Introduction to our discussion of “Less Than Words Can Say”

When you're a member of a book club, and it's your turn to pick a book, you are given the power to decide what other people are going to read. Of course, there are reasonable limits to this power. No one is going to read Finnegan's Wake or Infinite Jest just because you recommended it. But if your choice is not grossly unreasonable, then several people are going to read whatever book you choose. I take this responsibility very seriously, and I try to do as much good as I can, whenever I am given this opportunity.

There are lots of books out there that contain useful knowledge, but they only impart as much knowledge as they contain, and I can do better than that. It's like that proverb that says, “Give a man a fish, and he eats for a day; teach a man to fish, and he eats until he has depleted the fish from the local ecosystem”. No wait, that didn't come out right. I think it goes like this: “Build a man a fire, and he's warm for a day; set a man on fire, and he's warm for the rest of his life”. No, that isn't quite what I wanted to say either. Let me get back to you on that.

The point is that far more beneficial than any particular bookful of knowledge, are the metacognitive abilities that make you able to know when you have knowledge and when you have not. Less Than Words Can Say will help anyone who reads it, for the rest of his or her life, to distinguish between wisdom and inanity, and that is hugely important, because life is very long, and there is a huge amount of wisdom and inanity out there, that we need to distinguish. I wish that everyone in the world would read this book. If I still had graduate students, I would assign it to every one I had.

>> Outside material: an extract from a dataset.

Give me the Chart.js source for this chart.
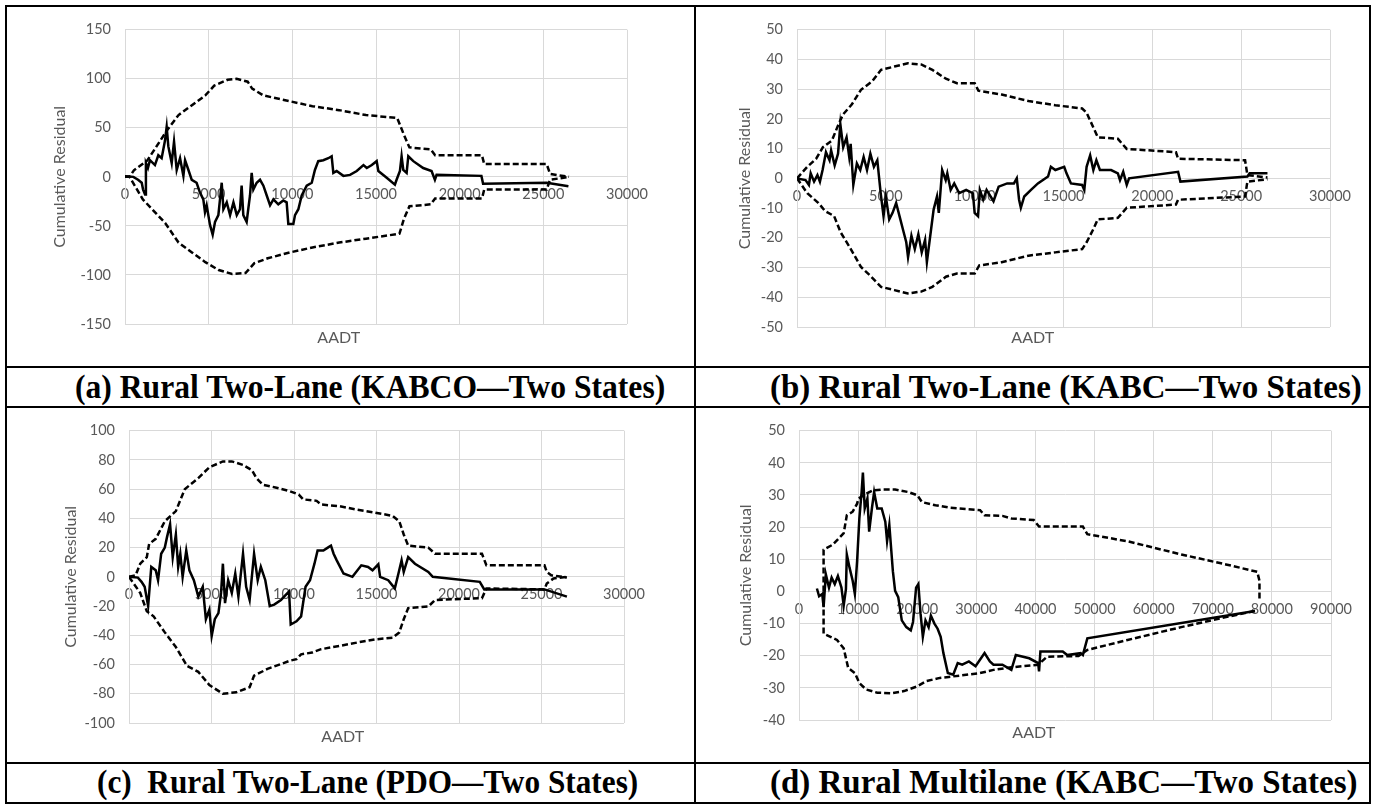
<!DOCTYPE html>
<html>
<head>
<meta charset="utf-8">
<script src="https://cdn.jsdelivr.net/npm/chart.js@4.4.1/dist/chart.umd.min.js"></script>
<style>
  html, body { margin: 0; padding: 0; background: #fff; }
  body { width: 1375px; height: 804px; position: relative; overflow: hidden; }
  .ln { position: absolute; background: #000; }
  canvas { position: absolute; }
  .cap { position: absolute; font-family: 'Liberation Serif', 'Times New Roman', serif; font-weight: bold;
         font-size: 34px; line-height: 34px; white-space: pre; color: #000; transform-origin: 0 0; }
</style>
</head>
<body>
<div class="ln" style="left:5px;top:5px;width:1366px;height:2px"></div>
<div class="ln" style="left:5px;top:366px;width:1366px;height:2px"></div>
<div class="ln" style="left:5px;top:406px;width:1366px;height:2px"></div>
<div class="ln" style="left:5px;top:762px;width:1366px;height:2px"></div>
<div class="ln" style="left:5px;top:802px;width:1366px;height:2px"></div>
<div class="ln" style="left:5px;top:5px;width:2px;height:799px"></div>
<div class="ln" style="left:694px;top:5px;width:2px;height:799px"></div>
<div class="ln" style="left:1369px;top:5px;width:2px;height:799px"></div>

<canvas id="cA"></canvas>
<canvas id="cB"></canvas>
<canvas id="cC"></canvas>
<canvas id="cD"></canvas>

<div class="cap" style="left:75px;top:370px;transform:scaleX(0.93)">(a) Rural Two-Lane (KABCO—Two States)</div>
<div class="cap" style="left:770px;top:370px;transform:scaleX(0.97)">(b) Rural Two-Lane (KABC—Two States)</div>
<div class="cap" style="left:97px;top:765px;transform:scaleX(0.92)">(c)  Rural Two-Lane (PDO—Two States)</div>
<div class="cap" style="left:770px;top:765px;transform:scaleX(0.97)">(d) Rural Multilane (KABC—Two States)</div>

<script>
// (a) Rural Two-Lane KABCO
var resA_x = [0,500,780,1000,1080,1200,1250,1370,1490,1790,1990,2190,2390,2490,2590,2790,2930,3090,3290,3490,3590,3790,3990,4280,4480,4680,4780,4880,5080,5240,5380,5580,5780,5880,6080,6280,6480,6680,6870,6970,7070,7270,7470,7570,7670,7870,8070,8270,8470,8670,8870,9160,9460,9660,9760,10060,10160,10360,10560,10860,11160,11350,11550,11850,12150,12350,12450,12650,13050,13450,13850,14250,14450,14750,15040,15140,15640,16130,16230,16430,16530,16630,16830,16930,17230,17820,18320,18520,18620,21300,21400,25200,26500];
var resA_y = [0.7,0,-3,-6,-13,-18,14,9,17,12,22,19,37,51,31,14,36,7,19,1,17,7,-3,-6,-16,-23,-36,-29,-49,-59,-46,-39,-6,-33,-26,-39,-26,-39,-33,-9,-39,-46,-19,4,-13,-6,-3,-9,-19,-29,-23,-28,-24,-26,-48,-48,-39,-33,-19,-9,-6,7,16,17,19,21,4,6,1,2,6,12,9,12,16,6,-1,-8,-3,6,21,7,4,21,16,9,6,-3,2,1,-7,-6,-9.5];
var upA_x = [0,270,533,1333,2533,3200,4000,4800,5333,6133,6667,7333,7600,8267,9867,11200,12800,14400,16267,16667,17000,18267,18533,21333,21467,25200,25400,26533];
var upA_y = [0,0,6.7,16.7,48,63,73,83,93,99,100,97,90,83,77,72,68,63,60,43,30,28,22,22,13,13,3,0];
var loA_x = [0,270,1067,2400,3200,4000,4800,5600,6400,7200,7733,8533,9867,11200,12800,14400,16400,16667,17000,18267,18533,21333,21467,25200,25400,26533];
var loA_y = [0,0,-23,-47,-67,-77,-87,-95,-99,-98,-88,-83,-77,-72,-67,-63,-58,-43,-30,-28,-22,-22,-13,-13,-3,0];

// (b) Rural Two-Lane KABC
var resB_x = [0,480,670,770,960,1150,1290,1440,1630,1830,1920,2120,2310,2440,2600,2790,2940,3020,3170,3370,3560,3750,3940,4130,4330,4520,4710,4870,5000,5190,5380,5580,5770,5960,6150,6250,6440,6630,6830,7020,7210,7310,7500,7690,7880,7980,8170,8370,8460,8650,8850,9130,9520,9900,10000,10190,10290,10480,10670,11060,11350,11830,12210,12370,12500,12600,12790,13170,13560,14130,14290,14540,15040,15170,15420,16050,16170,16300,16500,16680,16850,17050,17680,18060,18180,18360,18560,18690,21450,21580,25350,25480,26480];
var resB_y = [0,-0.6,-2.2,1.7,-1.1,1.1,-1.1,2.8,8.8,6.1,9.4,4.4,8.3,18.2,10.5,13.8,7.2,11.6,-2.2,5,2.8,7.2,2.8,8.3,3.9,6.1,-5,-12.7,-6.1,-13.8,-11.6,-8.3,-12.7,-17.1,-21.5,-26.5,-19.3,-23.8,-18.8,-24.9,-20.7,-28.2,-19.3,-10.5,-6.1,-11.6,2.8,-0.6,1.7,-3.9,-1.7,-5,-3.9,-5,-11.6,-12.7,-3.9,-7.2,-3.9,-7.7,-2.8,-1.7,-1.7,0,-7.2,-9.9,-6.1,-3.9,-1.7,0.6,3.9,2.8,3.9,1.7,-1.7,-2.2,-3.9,3.9,7.7,2.8,6.1,2.8,2.8,1.7,-0.6,2.2,-2.2,0,2.2,-1.1,0.6,1.7,1.7];
var upB_x = [0,580,1080,1460,1960,2340,2590,3090,3600,4230,4730,5480,6240,6990,7620,8380,9000,10000,10210,11520,12270,13030,14540,16050,16300,16680,16930,18060,18560,21330,21450,25220,25350,26480];
var upB_y = [0,3.9,6.6,10.5,12.7,18.2,21.5,24.9,29.8,32.6,36.5,37.6,38.7,38.3,36.5,33.5,32,32,29.5,28.2,27.1,26,24.6,23.5,22.1,17.1,13.8,13.3,9.9,8.8,6.6,6.1,1.1,0.3];
var loB_x = [0,580,1210,1580,2090,2460,2970,3600,4100,4730,5480,6240,6990,7620,8380,9000,10000,10260,11520,12270,13030,14540,16050,16300,16680,16930,18060,18560,21330,21450,25220,25350,26480];
var loB_y = [0,-5,-8.3,-11,-12.7,-18.2,-23.2,-29.8,-32.6,-36.5,-37.6,-38.7,-38.1,-36.5,-33.1,-32,-32,-29.3,-28.2,-27.1,-26,-24.9,-23.8,-21.5,-17.1,-13.8,-13.3,-9.9,-8.8,-7.2,-6.1,-1.1,-0.3];

// (c) Rural Two-Lane PDO
var resC_x = [0,540,760,950,1160,1350,1620,1760,1950,2170,2300,2490,2650,2840,2980,3110,3250,3470,3660,3930,4200,4470,4660,4870,5010,5200,5420,5580,5690,5820,6010,6230,6440,6630,6910,7100,7310,7580,7800,7990,8260,8530,8800,9210,9700,9800,10150,10430,10700,10970,11240,11430,11780,12050,12240,12400,12590,13000,13540,14080,14490,14760,15110,15220,15710,16110,16330,16520,16650,16920,17330,18140,18410,21260,21530,25180,26540];
var resC_y = [0,-0.5,-3.4,-6.8,-20,6.8,4.5,-2.3,15.8,20,27,36,13.5,29,6.8,15.8,0,18,4.5,-2.3,-13.5,-6.8,-29,-22.5,-40.5,-29,-24.8,-11,9,-18,-2.3,-11,2.3,-13.5,15.8,-6.8,-15.8,15.8,-2.3,6.8,-2.3,-20,-19,-15.8,-10,-32.6,-30.4,-27,-6.8,-2.3,9,18,18,20,21.4,15.8,11.3,2.3,0,7.9,6.8,4.5,8.6,0,-2.3,-7.9,2.3,11.3,3.4,13.5,9,3.4,0,-3.4,-8.6,-8.6,-13.5];
var upC_x = [0,400,680,1080,1220,1620,2170,2840,3380,4200,4870,5690,6230,6910,7450,7720,8120,8940,9750,10290,10560,11370,11640,12730,13810,14890,15980,16380,16650,16920,18140,18550,21390,21660,25180,25320,25590,26540];
var upC_y = [0,1,9,13.5,22.5,26,38,45,60,67.6,75,79,79,76.6,73,67.6,63,61,58.6,56.3,53,52,49.5,48.4,46,44,41.7,38,29,21.4,20,15.8,15.8,7.9,7.9,3.4,1.1,-0.5];
var loC_x = [0,680,1080,1490,2170,2840,3520,4200,4870,5690,6500,7310,7580,8390,9750,10150,10430,11100,11640,12730,13810,14890,15980,16380,16650,16920,18140,18550,21390,21660,25180,25320,25730,26540];
var loC_y = [0,-11,-23.6,-27,-38,-48,-61,-65,-74,-80,-79,-75.5,-67.6,-63,-57.4,-56.3,-53,-51.8,-49.5,-47.3,-45,-42.8,-41.7,-38,-29,-21.4,-20.3,-15.8,-14.6,-7.9,-8.6,-4.5,-1.1,0];

// (d) Rural Multilane KABC
var resD_x = [3030,3400,3930,4160,4540,5070,5520,6050,6580,7180,7560,7940,8090,8550,9080,9450,9830,10210,10590,10810,11120,11570,11870,12330,12710,13240,13990,14600,14900,15280,15880,16260,16790,17390,18150,18910,19290,19810,20190,20570,20950,21400,21930,22310,22910,23450,23970,24430,25180,26090,26850,27610,28740,29870,31390,32290,32900,34410,35920,36680,38950,40460,40610,40840,44620,45380,47650,48020,48780,77140];
var resD_y = [0.9,-1.5,-0.8,-4.9,5.3,1.2,4.3,2.3,4.8,1.2,-4.4,0.7,11.5,7.4,3.3,-0.8,9.4,22.7,30.9,37,25.8,28.9,18.6,25.8,30.9,25.8,25.8,21.7,15.6,20.7,6.3,0.2,-1.8,-9,-11.1,-12.1,-9.5,1.2,2.3,-7,-14.1,-9,-11.1,-7.5,-10,-11.6,-14.1,-19.2,-25.4,-25.9,-22.3,-22.8,-21.8,-23.3,-19.2,-21.8,-22.8,-22.8,-24.4,-19.8,-20.8,-22.3,-24.9,-18.7,-18.7,-19.8,-19.2,-19.8,-14.6,-6.1];
var upD_x = [4160,4160,5670,7560,8090,9080,9830,10060,11340,12480,13990,16260,18530,20040,20800,23070,25340,30630,31390,34410,35920,39710,40610,48020,48780,55590,64670,72230,77520,77900,77900];
var upD_y = [0,13,14.5,18.1,23.7,24.8,27.3,28.9,30.4,31.4,31.7,31.7,30.9,29.9,27.8,26.8,26.1,25.3,23.7,23.5,22.7,22.2,20.2,20.2,17.8,15.6,11.5,8.4,6.1,3.3,-2.9];
var loD_x = [4160,4160,6430,7560,8320,9450,10210,11340,13240,15500,17770,20040,21550,23820,25340,30630,32900,35920,40460,41970,47270,48780,55590,64670,72230,77140];
var loD_y = [0,-13.1,-15.1,-17.7,-23.8,-25.4,-28.5,-30.5,-31.5,-31.7,-31,-29.5,-27.9,-26.9,-26.6,-25.4,-24.4,-23.6,-22.8,-20.3,-20.1,-18.2,-15.1,-11.1,-8,-6.1];

var GRAY = '#595959';
var GRID = '#d9d9d9';
var FS = 14.5;          // tick labels
var TFS = 16;           // axis titles
var TLH = TFS * 1.2;

Chart.defaults.font.family = 'Lato, "Open Sans", sans-serif';
Chart.defaults.color = GRAY;

function pts(xs, ys) {
    return xs.map(function (x, i) { return { x: x, y: ys[i] }; });
}

function line(data, dash) {
    return {
        data: data, showLine: true, borderColor: '#000', borderWidth: 2.5,
        borderDash: dash, pointRadius: 0, fill: false, tension: 0
    };
}

function panel(id, cell, plot, titleX, aadtY, xMax, xStep, yMin, yMax, yStep, res, up, lo) {
    var cv = document.getElementById(id);
    cv.width = cell.w;
    cv.height = cell.h;
    cv.style.left = cell.x + 'px';
    cv.style.top = cell.y + 'px';
    var padLeft = titleX - cell.x - TLH / 2;
    var yWidth = plot.l - cell.x - padLeft;

    new Chart(cv, {
        type: 'scatter',
        data: { datasets: [line(up, [6, 3]), line(lo, [6, 3]), line(res, [])] },
        options: {
            responsive: false,
            animation: false,
            layout: { padding: { left: padLeft, top: plot.t - cell.y, right: cell.x + cell.w - plot.r, bottom: 0 } },
            plugins: {
                legend: { display: false },
                tooltip: { enabled: false },
                title: {
                    display: true, position: 'bottom', text: 'AADT', color: GRAY,
                    font: { size: TFS, weight: 'normal' },
                    padding: { top: aadtY - plot.b - TLH / 2, bottom: cell.y + cell.h - aadtY - TLH / 2 }
                }
            },
            scales: {
                x: {
                    type: 'linear', position: { y: 0 }, min: 0, max: xMax,
                    ticks: { stepSize: xStep, padding: 9, font: { size: FS }, maxRotation: 0, autoSkip: false,
                             callback: function (v) { return String(v); } },
                    grid: { color: GRID, drawTicks: false },
                    border: { color: GRID }
                },
                y: {
                    type: 'linear', min: yMin, max: yMax,
                    ticks: { stepSize: yStep, padding: 14, font: { size: FS },
                             callback: function (v) { return String(v); } },
                    grid: { color: GRID, drawTicks: false },
                    border: { color: GRID },
                    title: { display: true, text: 'Cumulative Residual', font: { size: TFS }, padding: 0 },
                    afterFit: function (s) { s.width = yWidth; }
                }
            }
        }
    });
}

panel('cA', { x: 7, y: 7, w: 687, h: 359 }, { l: 125, r: 627, t: 24, b: 324 }, 60, 338,
      30000, 5000, -150, 150, 50, pts(resA_x, resA_y), pts(upA_x, upA_y), pts(loA_x, loA_y));
panel('cB', { x: 696, y: 7, w: 673, h: 359 }, { l: 797, r: 1330, t: 25, b: 327 }, 745, 338,
      30000, 5000, -50, 50, 10, pts(resB_x, resB_y), pts(upB_x, upB_y), pts(loB_x, loB_y));
panel('cC', { x: 7, y: 408, w: 687, h: 354 }, { l: 129, r: 624, t: 427, b: 723 }, 71, 737,
      30000, 5000, -100, 100, 20, pts(resC_x, resC_y), pts(upC_x, upC_y), pts(loC_x, loC_y));
panel('cD', { x: 696, y: 408, w: 673, h: 354 }, { l: 799, r: 1331, t: 427, b: 720 }, 746, 733,
      90000, 10000, -40, 50, 10, pts(resD_x, resD_y), pts(upD_x, upD_y), pts(loD_x, loD_y));
</script>
</body>
</html>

It is not hyperbole to say that there are few things as important as the acquisition of these metacognitive skills. They make the difference, literally, between life and death, and between freedom and slavery. There are horrors that are possible only because we do not notice that our rulers are speaking nonsense. Just listen to your president the next time he opens his mouth, or your governor, or your mayor, or your alderman. That politicians can, for example, speak of a “war on terror” or a “war on drugs” or a “war on poverty” and are not laughed out of office at the next election, is no idle matter, because it leads inevitably to a president who claims a non-justiciable right to drop a bomb on an American citizen living abroad, who has neither been convicted of, nor charged with, a crime. Things like this can happen only in a nation that does not notice when language is being misused, and they do not happen among people who insist that words have meanings.